EDPB/EDSP's Joint Opinion on the proposal
While the EDPB/EDSP acknowledge the Commission's efforts set out in the Proposal to standardise the information necessary for a complaint to be deemed admissible, they wish to take these changes further and to that extent, have suggested a few key recommendations, notably the following:
- Extension of Role of SAs – Recognising the importance of involving concerned SAs more extensively in various stages of the procedure, not least because this should help to avoid possible disputes at a later stage. As an example, the Opinion suggests that the 'preliminary findings' addressed to the parties under investigation and the 'preliminary view' to reject the complaint should be shared with the concerned Sas before they are finalised and submitted. This would help to strengthen the consensus-finding proposals at a timely stage of proceedings.
- Removal of Unnecessary Formalities – With regards to the form to be used when making a complaint, the Opinion suggests removing certain requirements (proof of identity, signature and telephone number) as they impose unnecessary barriers for complainants.
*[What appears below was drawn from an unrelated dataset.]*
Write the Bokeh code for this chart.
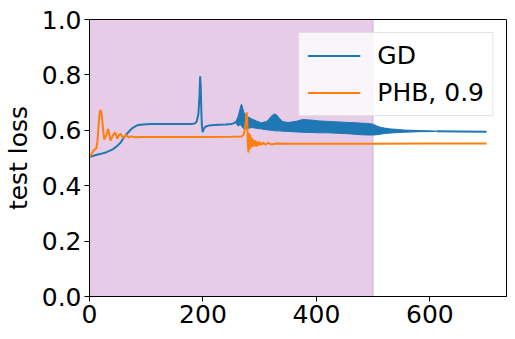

- Right to Object – With regard to the relevant and reasoned objections that can be raised on a draft decision, the Opinion highlights the importance of ensuring that the proposal does not unfairly restrict the ability of concerned SAs to present relevant and well-founded objections to a draft decision.
- Time Limits - A tighter framework for certain procedural steps should be adopted (with the possibility of an extension in special circumstances).
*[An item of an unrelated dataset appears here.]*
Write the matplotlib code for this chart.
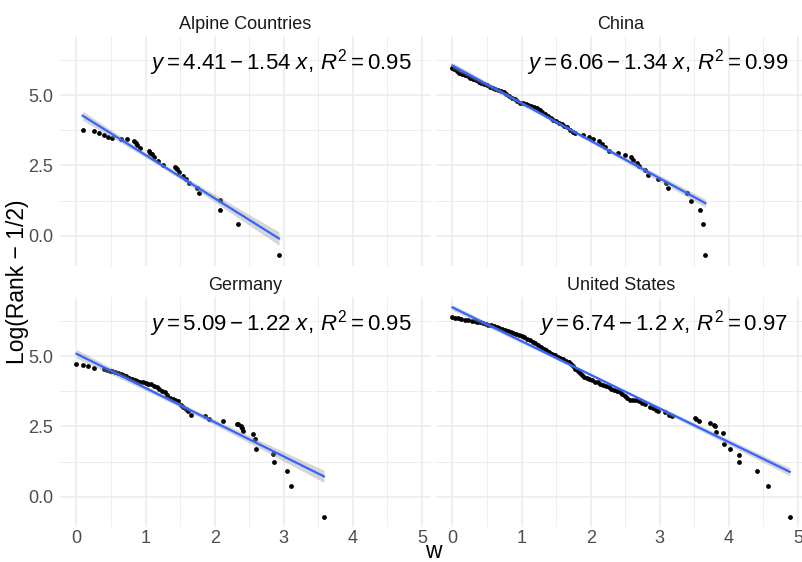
import numpy as np
import matplotlib
matplotlib.use('Agg')
import matplotlib.pyplot as plt

plt.rcParams['font.family'] = ['Liberation Sans', 'DejaVu Sans']
plt.rcParams['mathtext.fontset'] = 'custom'
plt.rcParams['mathtext.rm'] = 'Liberation Sans'
plt.rcParams['mathtext.it'] = 'Liberation Sans:italic'

regions = ['Alpine Countries', 'China', 'Germany', 'United States']

# values: w vs log(rank - 1/2)
alpine_w = [0.09, 0.26, 0.33, 0.40, 0.46, 0.52, 0.64, 0.73, 0.83, 0.86,
            0.88, 0.92, 1.05, 1.07, 1.09, 1.12, 1.18, 1.25, 1.42, 1.44,
            1.46, 1.49, 1.54, 1.58, 1.63, 1.74, 1.77, 2.07, 2.08, 2.34,
            2.93]
alpine_y = [3.76, 3.71, 3.64, 3.57, 3.52, 3.48, 3.45, 3.43, 3.38, 3.31,
            3.23, 3.11, 3.02, 2.96, 2.91, 2.79, 2.67, 2.53, 2.46, 2.42,
            2.37, 2.28, 2.14, 2.02, 1.88, 1.70, 1.51, 1.27, 0.91, 0.42,
            -0.69]

china_w = [0.00, 0.02, 0.06, 0.10, 0.14, 0.18, 0.22, 0.26, 0.30, 0.34,
           0.38, 0.42, 0.46, 0.50, 0.54, 0.58, 0.62, 0.66, 0.70, 0.74,
           0.78, 0.82, 0.86, 0.90, 0.94, 0.98, 1.02, 1.06, 1.10, 1.14,
           1.18, 1.22, 1.26, 1.30, 1.34, 1.38, 1.42, 1.46, 1.50, 1.54,
           1.58, 1.62, 1.66, 1.70, 1.74, 1.77, 1.89, 1.97, 2.04, 2.12,
           2.16, 2.21, 2.26, 2.39, 2.50, 2.58, 2.61, 2.67, 2.70, 2.79,
           2.83, 2.98, 3.09, 3.12, 3.40, 3.45, 3.58, 3.62, 3.66]
china_y = [5.97, 5.93, 5.85, 5.80, 5.77, 5.72, 5.67, 5.62, 5.58, 5.53,
           5.48, 5.43, 5.39, 5.35, 5.31, 5.27, 5.23, 5.19, 5.14, 5.10,
           5.04, 4.98, 4.92, 4.86, 4.80, 4.74, 4.71, 4.68, 4.65, 4.61,
           4.57, 4.53, 4.47, 4.41, 4.34, 4.27, 4.20, 4.13, 4.07, 4.02,
           3.97, 3.92, 3.86, 3.78, 3.70, 3.64, 3.58, 3.50, 3.44, 3.38,
           3.26, 3.14, 3.02, 2.94, 2.87, 2.81, 2.69, 2.59, 2.47, 2.34,
           2.16, 2.02, 1.88, 1.70, 1.52, 1.25, 0.91, 0.40, -0.69]

germany_w = [0.00, 0.09, 0.17, 0.25, 0.40, 0.44, 0.48, 0.52, 0.56, 0.60,
             0.64, 0.68, 0.72, 0.76, 0.80, 0.84, 0.88, 0.92, 0.96, 1.00,
             1.04, 1.08, 1.12, 1.16, 1.20, 1.24, 1.28, 1.31, 1.35, 1.39,
             1.43, 1.47, 1.51, 1.54, 1.58, 1.62, 1.66, 1.86, 1.92, 2.12,
             2.32, 2.34, 2.38, 2.40, 2.41, 2.55, 2.59, 2.60, 2.85, 2.86,
             3.04, 3.11, 3.58]
germany_y = [4.73, 4.69, 4.64, 4.58, 4.53, 4.50, 4.48, 4.46, 4.43, 4.41,
             4.37, 4.33, 4.29, 4.24, 4.19, 4.14, 4.12, 4.10, 4.08, 4.06,
             4.03, 4.00, 3.95, 3.90, 3.84, 3.78, 3.71, 3.62, 3.51, 3.47,
             3.43, 3.39, 3.28, 3.21, 3.12, 3.04, 2.92, 2.88, 2.78, 2.68,
             2.60, 2.57, 2.50, 2.44, 2.33, 2.24, 2.07, 1.69, 1.51, 1.24,
             0.91, 0.39, -0.71]

us_w = [0.00, 0.04, 0.08, 0.13, 0.18, 0.23, 0.28, 0.32, 0.36, 0.40,
        0.44, 0.48, 0.52, 0.56, 0.60, 0.64, 0.68, 0.72, 0.76, 0.80,
        0.84, 0.88, 0.92, 0.96, 1.00, 1.04, 1.08, 1.12, 1.16, 1.20,
        1.24, 1.28, 1.32, 1.36, 1.40, 1.44, 1.48, 1.52, 1.56, 1.60,
        1.64, 1.68, 1.72, 1.75, 1.78, 1.81, 1.84, 1.87, 1.90, 1.94,
        1.98, 2.02, 2.06, 2.10, 2.14, 2.18, 2.22, 2.26, 2.30, 2.34,
        2.38, 2.42, 2.45, 2.49, 2.53, 2.57, 2.61, 2.66, 2.70, 2.74,
        2.79, 2.86, 2.90, 2.94, 2.98, 3.07, 3.14, 3.17, 3.51, 3.53,
        3.56, 3.72, 3.78, 3.80, 3.81, 3.91, 3.93, 4.02, 4.14, 4.14,
        4.41, 4.57, 4.88]
us_y = [6.39, 6.37, 6.35, 6.33, 6.31, 6.29, 6.27, 6.25, 6.23, 6.21,
        6.18, 6.16, 6.13, 6.10, 6.07, 6.04, 6.01, 5.97, 5.94, 5.90,
        5.87, 5.84, 5.81, 5.77, 5.72, 5.67, 5.62, 5.57, 5.52, 5.47,
        5.41, 5.34, 5.27, 5.21, 5.15, 5.09, 5.04, 4.99, 4.94, 4.89,
        4.84, 4.78, 4.71, 4.64, 4.56, 4.48, 4.40, 4.33, 4.27, 4.22,
        4.18, 4.14, 4.10, 4.07, 4.03, 3.99, 3.94, 3.89, 3.84, 3.80,
        3.76, 3.72, 3.66, 3.59, 3.52, 3.45, 3.44, 3.43, 3.39, 3.35,
        3.31, 3.21, 3.15, 3.09, 3.04, 3.00, 2.92, 2.86, 2.80, 2.76,
        2.68, 2.62, 2.56, 2.50, 2.32, 2.26, 1.87, 1.69, 1.49, 1.25,
        0.92, 0.39, -0.71]

# fitted lines as printed in the panels
intercepts = [4.41, 6.06, 5.09, 6.74]
slopes = [-1.54, -1.34, -1.22, -1.2]
r2 = [0.95, 0.99, 0.95, 0.97]

xs = [alpine_w, china_w, germany_w, us_w]
ys = [alpine_y, china_y, germany_y, us_y]

W, H = 803, 562
pw, ph = 371, 230
corners = [(59.6, 36), (435.6, 36), (59.6, 297), (435.6, 297)]

# shared limits, ggplot-like 5% expansion
allx = np.concatenate([np.array(v) for v in xs])
ally = [np.array(v) for v in ys]
ally += [np.array([a + b*min(x), a + b*max(x)]) for a, b, x in zip(intercepts, slopes, xs)]
ally = np.concatenate(ally)
dx = allx.max() - allx.min()
dy = ally.max() - ally.min()
xlim = (allx.min() - 0.05*dx, allx.max() + 0.05*dx)
ylim = (ally.min() - 0.05*dy, ally.max() + 0.05*dy)

fig = plt.figure(figsize=(W/100, H/100), dpi=100)

for i in range(4):
    x0, y0 = corners[i]
    ax = fig.add_axes([x0/W, 1 - (y0 + ph)/H, pw/W, ph/H])
    ax.set_xlim(xlim)
    ax.set_ylim(ylim)
    ax.set_xticks([0, 1, 2, 3, 4, 5])
    ax.set_xticks([0.5, 1.5, 2.5, 3.5, 4.5], minor=True)
    ax.set_yticks([0, 2.5, 5])
    ax.set_yticks([1.25, 3.75, 6.25], minor=True)
    ax.set_yticklabels(['0.0', '2.5', '5.0'])
    ax.grid(which='major', color='#EBEBEB', lw=1.1)
    ax.grid(which='minor', color='#EBEBEB', lw=0.6)
    ax.set_axisbelow(True)
    for s in ax.spines.values():
        s.set_visible(False)
    ax.tick_params(which='both', length=0, labelsize=13, labelcolor='#4D4D4D')
    ax.tick_params(axis='x', pad=2.5)
    ax.tick_params(axis='y', pad=4.5)
    if i < 2:
        ax.tick_params(axis='x', labelbottom=False)
    if i % 2 == 1:
        ax.tick_params(axis='y', labelleft=False)

    x = np.array(xs[i])
    y = np.array(ys[i])
    a, b = intercepts[i], slopes[i]
    ax.scatter(x, y, s=12, color='black', lw=0, zorder=2)

    # line + confidence ribbon
    xx = np.linspace(x.min(), x.max(), 80)
    yy = a + b*xx
    res = y - (a + b*x)
    n = len(x)
    sd = np.sqrt(np.sum(res**2)/(n - 2))
    se = sd*np.sqrt(1/n + (xx - x.mean())**2/np.sum((x - x.mean())**2))
    ax.fill_between(xx, yy - 1.96*se, yy + 1.96*se, color='#999999', alpha=0.4, lw=0, zorder=3)
    ax.plot(xx, yy, color='#3366FF', lw=1.6, zorder=4)

    lab = r'$y = %s - %s\ x,\,R^2 = %.2f$' % (('%g' % a), ('%g' % abs(b)), r2[i])
    ax.text(0.95, 0.95, lab, transform=ax.transAxes, ha='right', va='top',
            fontsize=16, color='black', zorder=5)
    ax.text(0.5, 1 + 7/ph, regions[i], transform=ax.transAxes, ha='center',
            va='baseline', fontsize=13, color='#1A1A1A')

fig.text(433/W, 1 - 558/H, 'w', ha='center', va='baseline', fontsize=16.5, color='black')
fig.text(18/W, 1 - 281.5/H, 'Log(Rank \u2212 1/2)', rotation=90, ha='center', va='center',
         fontsize=16.5, color='black')

fig.savefig('out.png', dpi=100)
- Removal of Article 18: Relevant and Reasoned Objections ('RROs') - Whilst the EDPB/EDPS agree with the Proposal's aim to ensure consensus among SAs on key aspects at an early stage, they also believe it is crucial to grant SAs the right to raise objections to the draft decision. Considering the over restrictive basis of the procedure and limitations to changes in scope of the allegations, the EDPB suggests Article 18 of the Proposal to be deleted.
- Introducing a dedicated provision to address existing practical obstacles to efficient collaboration between national Data Protection Authorities and the EDPS.
As rightly noted by the EDPS Supervisor, Wojciech Wiewiórowski, the Proposal is a 'welcome attempt to address some of the challenges identified by experts and practitioners related to the governance of the One-Stop-Shop mechanism". Should the Proposal accept the suggestions incorporated in the Opinion, the EU will have taken a great step towards consolidation of the One Stop Shop through harmonisation of the GDPR processes to the benefit of its citizens.